## Written problem
Below is a block of records; repeat each one exactly.

——

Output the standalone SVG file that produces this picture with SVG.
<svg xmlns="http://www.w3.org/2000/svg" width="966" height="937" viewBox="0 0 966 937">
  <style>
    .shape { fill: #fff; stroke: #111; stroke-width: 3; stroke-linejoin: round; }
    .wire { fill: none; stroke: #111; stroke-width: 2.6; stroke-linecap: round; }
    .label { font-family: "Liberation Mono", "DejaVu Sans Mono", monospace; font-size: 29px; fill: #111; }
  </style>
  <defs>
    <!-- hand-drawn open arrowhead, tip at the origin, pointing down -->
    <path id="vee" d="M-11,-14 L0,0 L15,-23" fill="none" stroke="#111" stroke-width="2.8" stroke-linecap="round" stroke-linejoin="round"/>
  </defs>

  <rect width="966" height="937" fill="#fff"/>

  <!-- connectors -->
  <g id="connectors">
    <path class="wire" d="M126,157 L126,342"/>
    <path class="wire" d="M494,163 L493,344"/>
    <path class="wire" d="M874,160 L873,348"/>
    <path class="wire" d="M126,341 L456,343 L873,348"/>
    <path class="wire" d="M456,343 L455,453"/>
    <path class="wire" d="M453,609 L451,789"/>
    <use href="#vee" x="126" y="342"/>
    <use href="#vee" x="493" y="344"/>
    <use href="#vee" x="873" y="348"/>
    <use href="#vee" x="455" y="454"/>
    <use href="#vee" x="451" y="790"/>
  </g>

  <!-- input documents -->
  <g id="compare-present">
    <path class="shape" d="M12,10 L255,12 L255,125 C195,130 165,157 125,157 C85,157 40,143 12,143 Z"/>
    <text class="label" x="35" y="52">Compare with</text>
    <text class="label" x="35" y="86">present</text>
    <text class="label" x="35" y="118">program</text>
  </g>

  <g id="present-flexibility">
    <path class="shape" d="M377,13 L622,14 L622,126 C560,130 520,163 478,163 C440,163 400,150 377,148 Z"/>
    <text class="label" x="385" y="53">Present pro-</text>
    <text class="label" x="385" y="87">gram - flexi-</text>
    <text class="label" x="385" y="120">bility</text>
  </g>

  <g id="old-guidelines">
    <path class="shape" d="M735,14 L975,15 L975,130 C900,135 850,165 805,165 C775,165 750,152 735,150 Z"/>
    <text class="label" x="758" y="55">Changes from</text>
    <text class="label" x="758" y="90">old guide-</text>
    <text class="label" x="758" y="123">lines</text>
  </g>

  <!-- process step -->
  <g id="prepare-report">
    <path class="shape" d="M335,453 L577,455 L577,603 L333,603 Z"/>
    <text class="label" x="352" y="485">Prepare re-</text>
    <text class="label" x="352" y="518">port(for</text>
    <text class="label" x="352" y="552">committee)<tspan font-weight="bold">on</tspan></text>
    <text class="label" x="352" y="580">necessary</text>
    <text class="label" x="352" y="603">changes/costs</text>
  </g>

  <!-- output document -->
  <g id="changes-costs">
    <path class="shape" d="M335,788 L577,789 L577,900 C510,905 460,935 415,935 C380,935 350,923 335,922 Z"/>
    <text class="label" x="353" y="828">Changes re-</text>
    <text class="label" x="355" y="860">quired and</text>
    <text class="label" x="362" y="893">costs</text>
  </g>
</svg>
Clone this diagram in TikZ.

——

## Correct response
Output the standalone SVG file that produces this picture with SVG.
<svg xmlns="http://www.w3.org/2000/svg" width="966" height="937" viewBox="0 0 966 937">
  <style>
    .shape { fill: #fff; stroke: #111; stroke-width: 3; stroke-linejoin: round; }
    .wire { fill: none; stroke: #111; stroke-width: 2.6; stroke-linecap: round; }
    .label { font-family: "Liberation Mono", "DejaVu Sans Mono", monospace; font-size: 29px; fill: #111; }
  </style>
  <defs>
    <!-- hand-drawn open arrowhead, tip at the origin, pointing down -->
    <path id="vee" d="M-11,-14 L0,0 L15,-23" fill="none" stroke="#111" stroke-width="2.8" stroke-linecap="round" stroke-linejoin="round"/>
  </defs>

  <rect width="966" height="937" fill="#fff"/>

  <!-- connectors -->
  <g id="connectors">
    <path class="wire" d="M126,157 L126,342"/>
    <path class="wire" d="M494,163 L493,344"/>
    <path class="wire" d="M874,160 L873,348"/>
    <path class="wire" d="M126,341 L456,343 L873,348"/>
    <path class="wire" d="M456,343 L455,453"/>
    <path class="wire" d="M453,609 L451,789"/>
    <use href="#vee" x="126" y="342"/>
    <use href="#vee" x="493" y="344"/>
    <use href="#vee" x="873" y="348"/>
    <use href="#vee" x="455" y="454"/>
    <use href="#vee" x="451" y="790"/>
  </g>

  <!-- input documents -->
  <g id="compare-present">
    <path class="shape" d="M12,10 L255,12 L255,125 C195,130 165,157 125,157 C85,157 40,143 12,143 Z"/>
    <text class="label" x="35" y="52">Compare with</text>
    <text class="label" x="35" y="86">present</text>
    <text class="label" x="35" y="118">program</text>
  </g>

  <g id="present-flexibility">
    <path class="shape" d="M377,13 L622,14 L622,126 C560,130 520,163 478,163 C440,163 400,150 377,148 Z"/>
    <text class="label" x="385" y="53">Present pro-</text>
    <text class="label" x="385" y="87">gram - flexi-</text>
    <text class="label" x="385" y="120">bility</text>
  </g>

  <g id="old-guidelines">
    <path class="shape" d="M735,14 L975,15 L975,130 C900,135 850,165 805,165 C775,165 750,152 735,150 Z"/>
    <text class="label" x="758" y="55">Changes from</text>
    <text class="label" x="758" y="90">old guide-</text>
    <text class="label" x="758" y="123">lines</text>
  </g>

  <!-- process step -->
  <g id="prepare-report">
    <path class="shape" d="M335,453 L577,455 L577,603 L333,603 Z"/>
    <text class="label" x="352" y="485">Prepare re-</text>
    <text class="label" x="352" y="518">port(for</text>
    <text class="label" x="352" y="552">committee)<tspan font-weight="bold">on</tspan></text>
    <text class="label" x="352" y="580">necessary</text>
    <text class="label" x="352" y="603">changes/costs</text>
  </g>

  <!-- output document -->
  <g id="changes-costs">
    <path class="shape" d="M335,788 L577,789 L577,900 C510,905 460,935 415,935 C380,935 350,923 335,922 Z"/>
    <text class="label" x="353" y="828">Changes re-</text>
    <text class="label" x="355" y="860">quired and</text>
    <text class="label" x="362" y="893">costs</text>
  </g>
</svg>
Clone this diagram in TikZ.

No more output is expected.